>> START

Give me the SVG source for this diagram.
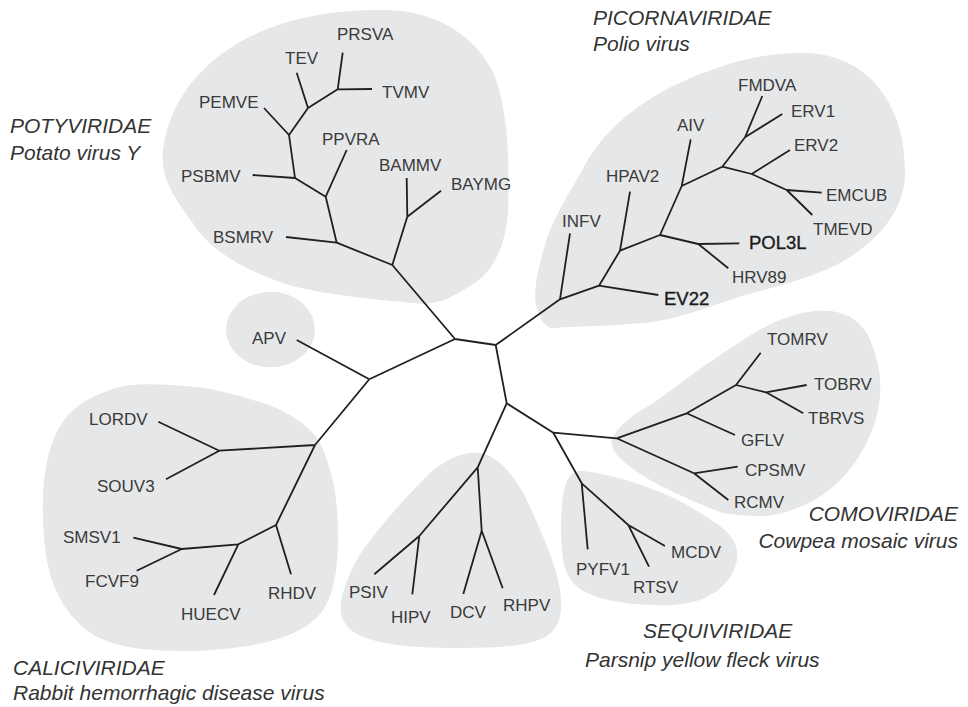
<svg xmlns="http://www.w3.org/2000/svg" width="968" height="707" viewBox="0 0 968 707">
<style>
.blob{fill:#e6e7e8;stroke:none}
.br{fill:none;stroke:#231f20;stroke-width:1.8;stroke-linejoin:round}
.lb{font-family:"Liberation Sans",Arial,sans-serif;font-size:17px;fill:#3a3a3a}
.bd{font-family:"Liberation Sans",Arial,sans-serif;font-size:18.5px;fill:#1a1a1a;stroke:#1a1a1a;stroke-width:0.35}
.fam{font-family:"Liberation Sans",Arial,sans-serif;font-size:21px;font-style:italic;fill:#333}
</style>
<rect width="968" height="707" fill="#ffffff"/>
<g id="clades">
<path id="blob-poty" class="blob" d="M425,304 C380,300 320,295 283,283 C240,268 210,250 192,222 C172,195 160,175 163,150 C168,110 190,75 230,48 C270,22 320,10 383,10 C430,10 470,30 492,70 C508,105 510,160 508,210 C506,250 490,275 470,286 C455,296 440,303 425,304 Z"/>
<ellipse id="blob-apv" class="blob" cx="270.5" cy="329.5" rx="44.5" ry="37.8"/>
<path id="blob-picorna" class="blob" d="M553,328 C580,326 620,326 653,322 C690,316 720,302 753,293 C800,280 835,270 860,250 C890,228 905,200 905,173 C905,130 892,100 870,78 C848,58 822,52 797,53 C765,54 740,60 720,67 C690,77 672,86 653,97 C620,118 600,138 585,165 C565,200 550,225 545,245 C538,270 533,290 536,305 C540,320 545,328 553,328 Z"/>
<path id="blob-como" class="blob" d="M612,438 C620,425 632,415 647,407 C670,392 690,375 713,360 C738,343 760,328 780,320 C800,312 815,310 830,311 C850,313 866,325 872,345 C880,365 882,385 879,405 C875,430 862,455 847,473 C830,492 812,503 797,508 C785,513 772,516 760,516 C745,516 735,515 723,513 C700,505 680,495 663,487 C645,478 630,468 620,458 C614,452 610,445 612,438 Z"/>
<path id="blob-sequi" class="blob" d="M580,471 C600,472 630,480 660,492 C680,500 700,512 720,526 C735,537 740,550 736,564 C732,578 722,590 705,598 C688,605 668,606 650,605 C625,604 600,600 585,592 C570,584 563,570 562,550 C560,530 561,510 563,495 C566,480 570,471 580,471 Z"/>
<path id="blob-calici" class="blob" d="M130,385 C110,388 85,398 70,413 C52,432 45,460 43,495 C42,530 45,560 52,580 C62,608 78,626 97,637 C120,648 150,651 180,651 C210,651 240,648 263,643 C290,637 312,626 323,610 C335,592 338,565 338,537 C338,510 336,490 330,470 C325,452 320,441 313,433 C300,420 285,410 263,403 C240,396 220,390 197,387 C175,385 150,383 130,385 Z"/>
<path id="blob-dicistro" class="blob" d="M480,453 C500,456 518,480 530,507 C545,540 556,565 560,590 C563,612 560,628 547,636 C530,646 500,648 463,648 C420,648 380,646 357,634 C342,626 338,612 342,597 C346,582 352,566 363,550 C380,526 405,498 430,473 C445,460 462,451 480,453 Z"/>
</g>
<g id="connectors">
<path class="br" d="M392.3,265 L455,339 L495.7,345 M455,339 L369.3,379.3"/>
<path class="br" d="M392.3,265 L336.7,242.7 M392.3,265 L407.3,216.7 L406.7,178 M407.3,216.7 L441,190.7 M336.7,242.7 L286,237 M336.7,242.7 L325.7,196.7 L346.7,150 M325.7,196.7 L295,178 L252.7,175 M295,178 L289,135 L264,108 M289,135 L308,108 L296.7,72.7 M308,108 L337.7,89.3 L342.7,52.7 M337.7,89.3 L372,89"/>
<path class="br" d="M369.3,379.3 L296.7,340 M369.3,379.3 L315,445 L219.3,450.7 L158.3,421.7 M219.3,450.7 L166,479.3 M315,445 L276,525 L291,574.3 M276,525 L238.3,544.3 L214,595 M238.3,544.3 L181.7,549 L133.3,537.7 M181.7,549 L136.7,570.7"/>
<path class="br" d="M495.7,345 L560,299.3 L570,233.3 M560,299.3 L599,285.7 L658.3,295 M599,285.7 L620,250.7 L630,191.7 M620,250.7 L660,235 L698.3,244 L739.3,243.3 M698.3,244 L728.3,268.3 M660,235 L681.7,186 L690.7,139.3 M681.7,186 L722.3,166.7 L745,137.3 L762.3,96 M745,137.3 L782.3,114 M722.3,166.7 L751.7,174 L790,150 M751.7,174 L786.7,190 L821.7,192.7 M786.7,190 L812.3,215"/>
<path class="br" d="M495.7,345 L506.7,403.3 L553.3,432.7 L616.7,438.3 L686.7,413.3 L735,435 M686.7,413.3 L736,385 L760.7,352.7 M736,385 L766,392.3 L806.7,385 M766,392.3 L803.3,413.3 M616.7,438.3 L694,473.3 L737.7,466.7 M694,473.3 L728.3,500"/>
<path class="br" d="M553.3,432.7 L581.7,483.3 L587.7,549.3 M581.7,483.3 L628.3,525 L665,546 M628.3,525 L649,566.7"/>
<path class="br" d="M506.7,403.3 L477.7,467.3 L481.7,530.7 L463.3,594 M481.7,530.7 L502.7,588.3 M477.7,467.3 L419.3,536 L374.3,574.3 M419.3,536 L412.3,594.3"/>
</g>
<g id="families">
<text class="fam" x="10" y="133">POTYVIRIDAE</text>
<text class="fam" x="10" y="160">Potato virus Y</text>
<text class="fam" x="593" y="25">PICORNAVIRIDAE</text>
<text class="fam" x="593" y="51">Polio virus</text>
<text class="fam" x="958" y="521" text-anchor="end">COMOVIRIDAE</text>
<text class="fam" x="958" y="548" text-anchor="end">Cowpea mosaic virus</text>
<text class="fam" x="643" y="638">SEQUIVIRIDAE</text>
<text class="fam" x="585" y="667">Parsnip yellow fleck virus</text>
<text class="fam" x="13" y="675">CALICIVIRIDAE</text>
<text class="fam" x="13" y="700">Rabbit hemorrhagic disease virus</text>
</g>
<g id="n-PRSVA"><text class="lb" x="337" y="40">PRSVA</text></g>
<g id="n-TEV"><text class="lb" x="285" y="64">TEV</text></g>
<g id="n-TVMV"><text class="lb" x="382" y="98">TVMV</text></g>
<g id="n-PEMVE"><text class="lb" x="199" y="108">PEMVE</text></g>
<g id="n-PPVRA"><text class="lb" x="322" y="145">PPVRA</text></g>
<g id="n-PSBMV"><text class="lb" x="181" y="182">PSBMV</text></g>
<g id="n-BAMMV"><text class="lb" x="379" y="171">BAMMV</text></g>
<g id="n-BAYMG"><text class="lb" x="451" y="190">BAYMG</text></g>
<g id="n-BSMRV"><text class="lb" x="213" y="243">BSMRV</text></g>
<g id="n-APV"><text class="lb" x="252" y="344">APV</text></g>
<g id="n-INFV"><text class="lb" x="562" y="227">INFV</text></g>
<g id="n-HPAV2"><text class="lb" x="606" y="182">HPAV2</text></g>
<g id="n-AIV"><text class="lb" x="677" y="131">AIV</text></g>
<g id="n-FMDVA"><text class="lb" x="738" y="91">FMDVA</text></g>
<g id="n-ERV1"><text class="lb" x="791" y="117">ERV1</text></g>
<g id="n-ERV2"><text class="lb" x="794" y="151">ERV2</text></g>
<g id="n-EMCUB"><text class="lb" x="826" y="201">EMCUB</text></g>
<g id="n-TMEVD"><text class="lb" x="813" y="235">TMEVD</text></g>
<g id="n-POL3L"><text class="bd" x="749" y="249">POL3L</text></g>
<g id="n-HRV89"><text class="lb" x="732" y="283">HRV89</text></g>
<g id="n-EV22"><text class="bd" x="664" y="305">EV22</text></g>
<g id="n-TOMRV"><text class="lb" x="767" y="345">TOMRV</text></g>
<g id="n-TOBRV"><text class="lb" x="814" y="390">TOBRV</text></g>
<g id="n-TBRVS"><text class="lb" x="808" y="424">TBRVS</text></g>
<g id="n-GFLV"><text class="lb" x="741" y="446">GFLV</text></g>
<g id="n-CPSMV"><text class="lb" x="745" y="476">CPSMV</text></g>
<g id="n-RCMV"><text class="lb" x="734" y="508">RCMV</text></g>
<g id="n-MCDV"><text class="lb" x="671" y="558">MCDV</text></g>
<g id="n-PYFV1"><text class="lb" x="576" y="575">PYFV1</text></g>
<g id="n-RTSV"><text class="lb" x="633" y="593">RTSV</text></g>
<g id="n-PSIV"><text class="lb" x="349" y="598">PSIV</text></g>
<g id="n-HIPV"><text class="lb" x="391" y="623">HIPV</text></g>
<g id="n-DCV"><text class="lb" x="450" y="618">DCV</text></g>
<g id="n-RHPV"><text class="lb" x="503" y="611">RHPV</text></g>
<g id="n-LORDV"><text class="lb" x="89" y="425">LORDV</text></g>
<g id="n-SOUV3"><text class="lb" x="97" y="492">SOUV3</text></g>
<g id="n-SMSV1"><text class="lb" x="63" y="543">SMSV1</text></g>
<g id="n-FCVF9"><text class="lb" x="85" y="587">FCVF9</text></g>
<g id="n-HUECV"><text class="lb" x="181" y="620">HUECV</text></g>
<g id="n-RHDV"><text class="lb" x="268" y="599">RHDV</text></g>
</svg>
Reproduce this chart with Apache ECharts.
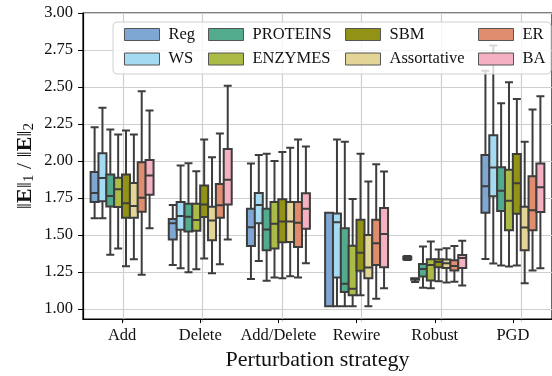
<!DOCTYPE html>
<html>
<head>
<meta charset="utf-8">
<script src="https://cdn.jsdelivr.net/npm/echarts@6/dist/echarts.min.js"></script>
<style>html,body{margin:0;padding:0;background:#fff}#c{width:552px;height:376px}</style>
</head>
<body>
<div id="c"></div>
<script>
// Categories (perturbation strategies)
const categories = ['Add', 'Delete', 'Add/Delete', 'Rewire', 'Robust', 'PGD'];
// Series names
const seriesNames = ['Reg', 'WS', 'PROTEINS', 'ENZYMES', 'SBM', 'Assortative', 'ER', 'BA'];
// Y tick labels
const yTicks = [1.00, 1.25, 1.50, 1.75, 2.00, 2.25, 2.50, 2.75, 3.00];

// Box data per series: [min, Q1, median, Q3, max] for each category
const reg = [
  [1.600, 1.711, 1.772, 1.916, 2.220],
  [1.281, 1.455, 1.565, 1.595, 1.691],
  [1.185, 1.410, 1.538, 1.664, 1.973],
  [1.000, 1.000, 1.000, 1.637, 1.637],
  [1.315, 1.320, 1.330, 1.338, 1.342],
  [1.322, 1.637, 1.818, 2.031, 2.606]
];
const ws = [
  [1.600, 1.716, 1.874, 2.043, 2.353],
  [1.259, 1.522, 1.615, 1.711, 1.959],
  [1.308, 1.565, 1.691, 1.772, 2.031],
  [1.000, 1.196, 1.572, 1.633, 2.137],
  [1.165, 1.180, 1.185, 1.190, 1.190],
  [1.292, 1.750, 1.946, 2.166, 2.779]
];
const proteins = [
  [1.351, 1.680, 1.752, 1.899, 2.205],
  [1.232, 1.509, 1.610, 1.698, 1.975],
  [1.173, 1.382, 1.524, 1.664, 2.040],
  [1.000, 1.097, 1.153, 1.531, 2.122],
  [1.126, 1.203, 1.254, 1.288, 1.407],
  [1.277, 1.649, 1.788, 1.948, 2.385]
];
const enzymes = [
  [1.394, 1.676, 1.797, 1.876, 2.171],
  [1.252, 1.515, 1.588, 1.698, 1.921],
  [1.196, 1.394, 1.563, 1.711, 1.991],
  [1.000, 1.074, 1.119, 1.412, 1.732],
  [1.122, 1.176, 1.281, 1.320, 1.441],
  [1.270, 1.518, 1.720, 1.930, 2.527]
];
const sbm = [
  [1.272, 1.603, 1.703, 1.899, 2.198],
  [1.326, 1.608, 1.693, 1.824, 2.137],
  [1.191, 1.436, 1.578, 1.730, 2.051],
  [1.074, 1.241, 1.365, 1.590, 2.040],
  [1.171, 1.266, 1.302, 1.320, 1.387],
  [1.277, 1.630, 1.838, 2.038, 2.414]
];
const assortative = [
  [1.320, 1.603, 1.684, 1.840, 2.171],
  [1.225, 1.450, 1.585, 1.678, 2.016],
  [1.205, 1.438, 1.578, 1.711, 2.081],
  [1.000, 1.191, 1.264, 1.486, 1.851],
  [1.162, 1.261, 1.293, 1.318, 1.396],
  [1.157, 1.382, 1.536, 1.678, 2.122]
];
const er = [
  [1.214, 1.644, 1.739, 1.982, 2.466],
  [1.286, 1.603, 1.689, 1.833, 2.178],
  [1.196, 1.403, 1.570, 1.711, 2.137],
  [1.051, 1.281, 1.430, 1.590, 1.968],
  [1.166, 1.243, 1.274, 1.313, 1.410],
  [1.243, 1.518, 1.655, 1.887, 2.342]
];
const ba = [
  [1.531, 1.761, 1.892, 1.997, 2.335],
  [1.455, 1.693, 1.862, 2.072, 2.504],
  [1.293, 1.529, 1.664, 1.770, 2.090],
  [1.122, 1.266, 1.493, 1.669, 1.919],
  [1.142, 1.261, 1.329, 1.349, 1.446],
  [1.259, 1.642, 1.811, 1.973, 2.432]
];

const seriesData = [reg, ws, proteins, enzymes, sbm, assortative, er, ba];
const colors = ['#7fa7d3', '#a5dbf2', '#52ab8c', '#abbb45', '#929216', '#e3d595', '#e08c6f', '#f5b0c1'];

const FONT = "'Liberation Serif', 'Times New Roman', serif";
const chart = echarts.init(document.getElementById('c'), null, {renderer: 'canvas'});

const gridLeft = 83, gridTop = 13, gridW = 477.6;
const bandW = gridW / categories.length;
const gridA_H = 309;            // 3.00 -> 0.912
const gridB_H = 296;            // 3.00 -> 1.00

const series = seriesNames.map((name, i) => ({
  name: name,
  type: 'boxplot',
  xAxisIndex: 0,
  yAxisIndex: 0,
  boxWidth: [8, 8],
  data: seriesData[i],
  itemStyle: {color: colors[i], borderColor: '#3d3d3d', borderWidth: 2},
  emphasis: {disabled: true},
  z: 3
}));

const colorOf = (n) => colors[seriesNames.indexOf(n)];
const legendCols = [
  {left: 119, data: ['Reg', 'WS']},
  {left: 203, data: ['PROTEINS', 'ENZYMES']},
  {left: 340, data: ['SBM', 'Assortative']},
  {left: 473, data: ['ER', 'BA']}
];

const option = {
  animation: false,
  color: colors,
  grid: [
    {left: gridLeft, top: gridTop, width: gridW, height: gridA_H, show: true,
     borderColor: '#000', borderWidth: 1.2, backgroundColor: 'transparent', containLabel: false},
    {left: gridLeft, top: gridTop, width: gridW, height: gridB_H, show: false, containLabel: false},
    {left: gridLeft + bandW / 2, top: gridTop, width: bandW * (categories.length - 1), height: gridA_H,
     show: false, containLabel: false}
  ],
  xAxis: [
    {type: 'category', gridIndex: 0, data: categories,
     axisLine: {show: true, lineStyle: {color: '#000', width: 1.2}},
     axisTick: {show: true, alignWithLabel: true, interval: 0, length: 4, lineStyle: {color: '#000', width: 1}},
     axisLabel: {fontFamily: FONT, fontSize: 16.5, color: '#111', margin: 8, interval: 0},
     splitLine: {show: false},
     name: 'Perturbation strategy', nameLocation: 'middle', nameGap: 28,
     nameTextStyle: {fontFamily: FONT, fontSize: 22, color: '#111'}},
    {type: 'value', gridIndex: 1, show: false, min: 0, max: 1},
    {type: 'category', gridIndex: 2, data: categories, boundaryGap: false,
     axisLine: {show: false}, axisTick: {show: false}, axisLabel: {show: false},
     splitLine: {show: true, interval: 0, lineStyle: {color: '#cfcfcf', width: 1.2}}}
  ],
  yAxis: [
    {type: 'value', gridIndex: 0, min: 0.912, max: 3.0,
     axisLine: {show: true, lineStyle: {color: '#000', width: 1.2}},
     axisTick: {show: false}, axisLabel: {show: false}, splitLine: {show: false},
     name: '{n|‖}{b|E}{n|‖}{s|1}{n| / ‖}{b|E}{n|‖}{s|2}',
     nameLocation: 'middle', nameRotate: 90, nameGap: 46,
     nameTextStyle: {
       fontFamily: FONT, fontSize: 22, color: '#111',
       rich: {
         n: {fontFamily: FONT, fontSize: 22, color: '#111', lineHeight: 24},
         b: {fontFamily: FONT, fontSize: 22, fontWeight: 'bold', color: '#111', lineHeight: 24},
         s: {fontFamily: FONT, fontSize: 15, color: '#111', lineHeight: 6, verticalAlign: 'bottom'}
       }
     }},
    {type: 'value', gridIndex: 1, min: 1.0, max: 3.0, interval: 0.25,
     axisLine: {show: false},
     axisTick: {show: true, length: 5, lineStyle: {color: '#000', width: 1}},
     axisLabel: {fontFamily: FONT, fontSize: 16.5, color: '#111', margin: 10,
                 formatter: (v) => {
                   const t = yTicks.find(x => Math.abs(x - v) < 1e-6);
                   return t === undefined ? '' : t.toFixed(2);
                 }},
     splitLine: {show: true, lineStyle: {color: '#cfcfcf', width: 1.2}}},
    {type: 'value', gridIndex: 2, show: false, min: 0, max: 1}
  ],
  legend: legendCols.map((c) => ({
    left: c.left, top: 21, orient: 'vertical',
    data: c.data.map(n => ({name: n, icon: 'rect',
      itemStyle: {color: colorOf(n), borderColor: '#555', borderWidth: 1}})),
    itemWidth: 35, itemHeight: 12, itemGap: 7.5,
    textStyle: {fontFamily: FONT, fontSize: 16.5, color: '#111', lineHeight: 16, padding: [0, 0, 0, 4]},
    selectedMode: false, z: 20
  })),
  graphic: [{
    type: 'rect', z: 15, silent: true,
    shape: {x: 113, y: 22, width: 438, height: 52, r: 4},
    style: {fill: 'rgba(255,255,255,0.8)', stroke: '#d0d0d0', lineWidth: 1}
  }],
  series: series
};

chart.setOption(option);
</script>
</body>
</html>
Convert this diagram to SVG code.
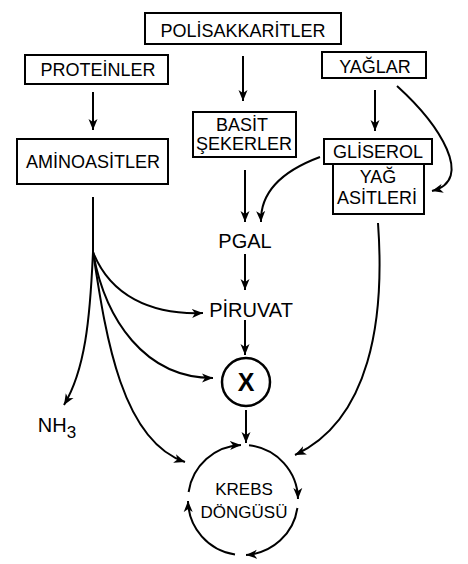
<svg xmlns="http://www.w3.org/2000/svg" width="468" height="564" viewBox="0 0 468 564">
<style>
.box{fill:#fff;stroke:#000;stroke-width:2}
.t{font-family:"Liberation Sans",Arial,sans-serif;fill:#000;text-anchor:middle}
.bt{font-size:18px}
.lt{font-size:20px}
.kt{font-size:17px}
.c{fill:none;stroke:#000;stroke-width:2;marker-end:url(#ah)}
.p{fill:none;stroke:#000;stroke-width:2}
</style>
<defs>
<marker id="ah" markerUnits="userSpaceOnUse" markerWidth="12" markerHeight="10" refX="11" refY="5" orient="auto" viewBox="0 0 12 10">
<path d="M0,0.5 L11,5 L0,9.5 L3,5 Z" fill="#000"/>
</marker>
</defs>
<rect width="468" height="564" fill="#fff"/>
<g id="polisakkaritler"><rect class="box" x="145" y="13" width="196" height="31"/><text class="t bt" x="243" y="37">POLİSAKKARİTLER</text></g>
<g id="proteinler"><rect class="box" x="25" y="55" width="143" height="29"/><text class="t bt" x="98" y="76">PROTEİNLER</text></g>
<g id="yaglar"><rect class="box" x="322" y="52" width="104" height="26"/><text class="t bt" x="375" y="73">YAĞLAR</text></g>
<g id="aminoasitler"><rect class="box" x="17" y="139" width="151" height="45"/><text class="t bt" x="93" y="168">AMİNOASİTLER</text></g>
<g id="basit"><rect class="box" x="193" y="112" width="103" height="45"/><text class="t bt" x="242" y="131">BASİT</text><text class="t bt" x="244" y="150">ŞEKERLER</text></g>
<g id="yagasitleri"><rect class="box" x="333" y="164" width="91" height="50"/><text class="t bt" x="378" y="183">YAĞ</text><text class="t bt" x="377" y="204">ASİTLERİ</text></g>
<g id="gliserol"><rect class="box" x="324" y="139" width="108" height="25"/><text class="t bt" x="378" y="158">GLİSEROL</text></g>
<g id="pgal"><text class="t lt" x="245" y="248">PGAL</text></g>
<g id="piruvat"><text class="t lt" x="251" y="317">PİRUVAT</text></g>
<g id="x"><circle cx="246" cy="382" r="24" fill="#fff" stroke="#000" stroke-width="2.5"/><text class="t" x="246" y="391" font-size="25" font-weight="bold">X</text></g>
<g id="nh3"><text class="t lt" x="57" y="432">NH<tspan font-size="17" dy="6">3</tspan></text></g>
<g id="krebs"><text class="t kt" x="244" y="495">KREBS</text><text class="t kt" x="244" y="518">DÖNGÜSÜ</text></g>
<g id="connectors">
<path class="c" d="M243 56 L243 101"/>
<path class="c" d="M93 92 L93 130"/>
<path class="c" d="M375 90 L375 131"/>
<path class="c" d="M397 86 C440 125 475 180 432 191"/>
<path class="c" d="M245 170 L245 222"/>
<path class="c" d="M320 157 C285 170 260 190 261 222"/>
<path class="c" d="M245 254 L245 290"/>
<path class="c" d="M245 320 L245 355"/>
<path class="c" d="M246 410 L246 443"/>
<path class="p" d="M93 197 L93 252"/>
<path class="c" d="M93 252 C90 320 85 370 64 405"/>
<path class="c" d="M93 252 C110 295 150 315 203 313"/>
<path class="c" d="M93 252 C105 320 145 378 213 378"/>
<path class="c" d="M93 252 C105 330 120 440 185 462"/>
<path class="c" d="M378 223 C385 320 370 420 295 455"/>
<path class="c" d="M188.6 492 A55 55 0 0 1 241 445.04"/>
<path class="c" d="M249 445.3 A55 55 0 0 1 298 499"/>
<path class="c" d="M297.4 508 A55 55 0 0 1 246 554.9"/>
<path class="c" d="M235 554.4 A55 55 0 0 1 188 501"/>
</g>
</svg>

>> END

#### Prompt
The answer is a single number: how many lines include the word "diagram"?

#### Result of this exercise
2